2013-04-10 07:14 (UTC)
XE Market Analysis
JPY consolidated losses in quiet trade, leaving USD-JPY close to 99.00, while the EUR held steady just shy of 1.3100 as the dollar maintained easier levels. China trade resulted in an unexpected deficit as exports came in on the weaker side at 10% y/y, but imports were much stronger than expected at 14.1% y/y. The number when taken together with yesterday's slower than expected China CPI added hope that the PBoC could pullback from tighter policy. Equity markets didn't provide much traction for speculative positioning, but the technical backdrop kept the dollar on the softer side after the recent fall following last week's NFP miss. There was more Fed speak from San Francisco's Williams, who eyes reduced Fed bond buying in H2, but added he wouldn't react to one month of data and believed there were advantages to holding on its bond portfolio. Meanwhile, there was also some uncertainty due a potential North Korean nuclear missile, which kept volumes on the lower side.[EUR, USD]

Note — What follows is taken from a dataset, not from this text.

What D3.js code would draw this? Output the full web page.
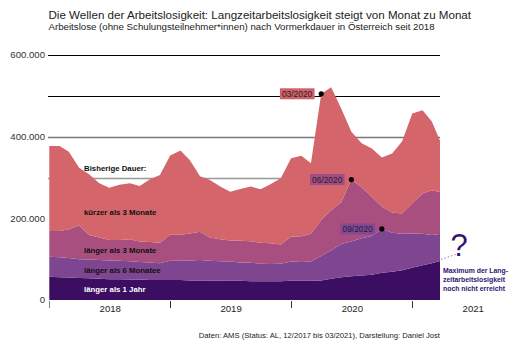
<!DOCTYPE html>
<html><head><meta charset="utf-8">
<script src="https://cdn.jsdelivr.net/npm/d3@7"></script>
<style>
html,body{margin:0;padding:0;background:#fff;}
svg{display:block;font-family:"Liberation Sans",Arial,sans-serif;}
</style></head>
<body><svg id="c" width="512" height="341"></svg>
<script>
const months = ["12/2017","01/2018","02/2018","03/2018","04/2018","05/2018","06/2018","07/2018","08/2018","09/2018","10/2018","11/2018",
"12/2018","01/2019","02/2019","03/2019","04/2019","05/2019","06/2019","07/2019","08/2019","09/2019","10/2019","11/2019",
"12/2019","01/2020","02/2020","03/2020","04/2020","05/2020","06/2020","07/2020","08/2020","09/2020","10/2020","11/2020",
"12/2020","01/2021","02/2021","03/2021"];
// thousands of unemployed by duration of registration
const under3 = [208,208,190,141,149,133,128,135,137,136,154,166,194,206,180,136,141,129,119,127,134,131,145,162,192,197,173,309,301,228,117,108,118,120,145,176,220,204,168,115];
const m3to6  = [63,64,70,83,60,55,50,51,54,50,50,50,64,64,66,69,57,54,52,53,53,51,51,47,61,63,68,88,98,103,152,125,96,55,49,50,74,99,110,101];
const m6to12 = [49,49,48,46,46,46,46,45,45,43,43,41,47,47,49,50,48,48,47,45,45,43,42,43,47,46,47,60,70,81,85,91,95,107,96,89,84,77,69,65];
const over12 = [57,56,55,54,53,52,51,51,50,50,49,49,49,49,48,48,48,47,47,47,46,46,46,46,47,47,47,48,52,56,58,60,62,67,69,73,79,85,90,97];
const seriesKeys = ["over12","m6to12","m3to6","under3"];
const seriesLabels = ["länger als 1 Jahr","länger als 6 Monatee","länger als 3 Monate","kürzer als 3 Monate"];
const yTicks = [0,200000,400000,600000];
const gridValues = [300000,400000,500000,600000];
const years = [2018,2019,2020,2021];
const highlights = [
  {month:"03/2020", level:"total"},
  {month:"06/2020", level:"m3to6"},
  {month:"09/2020", level:"m6to12"}
];

const colors = {under3:"#d4656b", m3to6:"#a84f80", m6to12:"#7e4590", over12:"#3c0e62"};
const boxColors = {total:"#d0616a", m3to6:"#a24d88", m6to12:"#844898"};

const parse = d3.timeParse("%m/%Y");
const rows = months.map((m,i)=>({
  month:m,
  date:d3.timeMonth.offset(parse(m),1),
  under3:under3[i]*1000, m3to6:m3to6[i]*1000, m6to12:m6to12[i]*1000, over12:over12[i]*1000
}));

const svg = d3.select("#c");
const x = d3.scaleTime().domain([new Date(2018,0,1), new Date(2021,0,1)]).range([49.3,412.3]);
const y = d3.scaleLinear().domain([0,600000]).range([300,55]);
const plotL = 48, plotR = 440;

svg.append("defs").append("clipPath").attr("id","clip")
  .append("rect").attr("x",plotL).attr("y",0).attr("width",plotR-plotL).attr("height",301);

// title
svg.append("text").attr("x",48.5).attr("y",18.5).attr("font-size",11.6).attr("fill","#222")
  .text("Die Wellen der Arbeitslosigkeit: Langzeitarbeitslosigkeit steigt von Monat zu Monat");
svg.append("text").attr("x",48.5).attr("y",29.5).attr("font-size",9.7).attr("fill","#222")
  .text("Arbeitslose (ohne Schulungsteilnehmer*innen) nach Vormerkdauer in Österreich seit 2018");

// gridlines
svg.append("g").selectAll("line").data(gridValues).join("line")
  .attr("x1",plotL).attr("x2",plotR)
  .attr("y1",d=>Math.round(y(d))+0.5).attr("y2",d=>Math.round(y(d))+0.5)
  .attr("stroke",d=>d>=500000?"#000":(d===400000?"#777":"#999"))
  .attr("stroke-width",d=>d>=500000?1:1.4);

// y axis labels
const fmt = v => d3.format(",")(v).replace(/,/g,".");
svg.append("g").selectAll("text").data(yTicks).join("text")
  .attr("x",45).attr("y",d=>y(d)+3.3).attr("text-anchor","end")
  .attr("font-size",9.6).attr("fill","#333").text(fmt);

// stack
const stack = d3.stack().keys(seriesKeys);
const stacked = stack(rows);
const area = d3.area().x(d=>x(d.data.date)).y0(d=>y(d[0])).y1(d=>y(d[1]));
svg.append("g").attr("clip-path","url(#clip)").selectAll("path").data(stacked).join("path")
  .attr("d",area).attr("fill",d=>colors[d.key]);

// x axis
const xAxis = svg.append("g");
xAxis.selectAll("line").data(years.map(yr=>new Date(yr,0,1))).join("line")
  .attr("x1",d=>Math.round(x(d))+0.5).attr("x2",d=>Math.round(x(d))+0.5)
  .attr("y1",301).attr("y2",308).attr("stroke",(d,i)=>i===0?"#888":"#333").attr("stroke-width",1);
xAxis.selectAll("text").data(years).join("text")
  .attr("x",d=>x(new Date(d,6,4))).attr("y",311.5).attr("text-anchor","middle")
  .attr("font-size",9.6).attr("fill","#222").text(d=>d);

// layer labels
const lab = svg.append("g").attr("font-weight","bold").attr("font-size",7.8);
lab.append("text").attr("x",84).attr("y",170.5).attr("fill","#111").text("Bisherige Dauer:");
const labY = {under3:214.5, m3to6:253, m6to12:273, over12:291.5};
seriesKeys.forEach((k,i)=>{
  lab.append("text").attr("x",84).attr("y",labY[k])
    .attr("fill",k==="over12"?"#fff":"#111").text(seriesLabels[i]);
});

// highlights
const hl = svg.append("g");
highlights.forEach(h=>{
  const idx = months.indexOf(h.month);
  const st = h.level==="total"?stacked[3]:(h.level==="m3to6"?stacked[2]:stacked[1]);
  const px = x(rows[idx].date), py = y(st[idx][1]);
  const t = hl.append("text").attr("x",px-9).attr("y",py+3).attr("text-anchor","end")
    .attr("font-size",8.4).attr("fill","#222").text(h.month);
  const bb = t.node().getBBox();
  hl.insert("rect","text").attr("x",bb.x-2).attr("y",py-5.5).attr("width",bb.width+4).attr("height",11)
    .attr("fill",boxColors[h.level]);
  hl.append("circle").attr("cx",px).attr("cy",py).attr("r",2.6).attr("fill","#000");
});

// annotation
const last = rows.length-1;
const ann = svg.append("g");
ann.append("line").attr("x1",plotR+1).attr("y1",y(stacked[0][last][1])-1).attr("x2",457).attr("y2",254)
  .attr("stroke","#8a7fa6").attr("stroke-width",1).attr("stroke-dasharray","1.5,2");
ann.append("text").attr("x",459).attr("y",255.5).attr("text-anchor","middle").attr("font-size",31)
  .attr("fill","#2c1670").text("?");
const annLines = ["Maximum der Lang-","zeitarbeitslosigkeit","noch nicht erreicht"];
ann.selectAll("text.a").data(annLines).join("text").attr("class","a")
  .attr("x",443).attr("y",(d,i)=>273+i*9.2).attr("font-size",6.9).attr("font-weight","bold")
  .attr("fill","#2c1670").text(d=>d);

// footer
svg.append("text").attr("x",440).attr("y",338).attr("text-anchor","end").attr("font-size",7.65)
  .attr("fill","#222").text("Daten: AMS (Status: AL, 12/2017 bis 03/2021), Darstellung: Daniel Jost");
</script></body></html>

EUR-USD continued to trade on a firmer footing after it received a boost out of 1.3030 to 1.3100 after yesterday's European close. It started the session around the 1.3080, but struggled to overcome offers reset at 1.3100 ahead of resistance at 1.3110. The underlying tone is skewed to higher levels and this should fuel demand on dips in today's session. Buyers are lined up at 1.3070 and into the 1.3030 region.[USD, JPY]
USD-JPY consolidated after yesterday's move to new trend highs of 99.66. It traded a relatively tight range in Asia, though found buyers just under 99.00 throughout. However, it only managed highs of 99.37 due to an overhang of offers, which include outstanding barriers at 99.75 and 100.00. PM Abe told parliament that BoJ would ease until it reached its inflation target and a change in the deflation mindset would only come through bold BoJ easing.[GBP, USD]
Cable is marking time above 1.5300 after yesterday's encouraging production numbers. NIESR also estimated that the economy grew 0.1% in March and revised up February's reading to 0.1%, which suggests that the U.K. will just avoid a triple-dip recession when official figures are released later this month. Longs target another test of resistance between 1.5350 and 1.5370, which would open up a potential run on 1.5400 and February-20 highs of 1.5448 in due course.[USD, CHF]
EUR-CHF has registered modest gains since the 200-dma held at 1.2130 at Monday's Asian open. Local names used this level to establish long positions and have been rewarded with a move back over 1.2200 on Tuesday. The better EUR tone has been a supportive lead, but since the cross move through 1.2200 an overhang of offers into 1.2220 capped gains. These good keep ranges tight as bids lower down are raised to 1.2175-80. USD-CHF is looking more vulnerable on further dollar selling and eyes a move through 0.9300. Sell stops are noted just below, while short term support is noted from as series of lows from late February at 0.9275-80.[USD, CAD]
USD-CAD steadied in front of 1.0150 after it recovered from yesterday's brief dip into 1.0135. Bids were reset from 1.0150 to 1.0135 and should keep the pair supportive in quiet trade. Offers remain heavy into the 1.0190-00 region, which suggests another session treading the familiar range.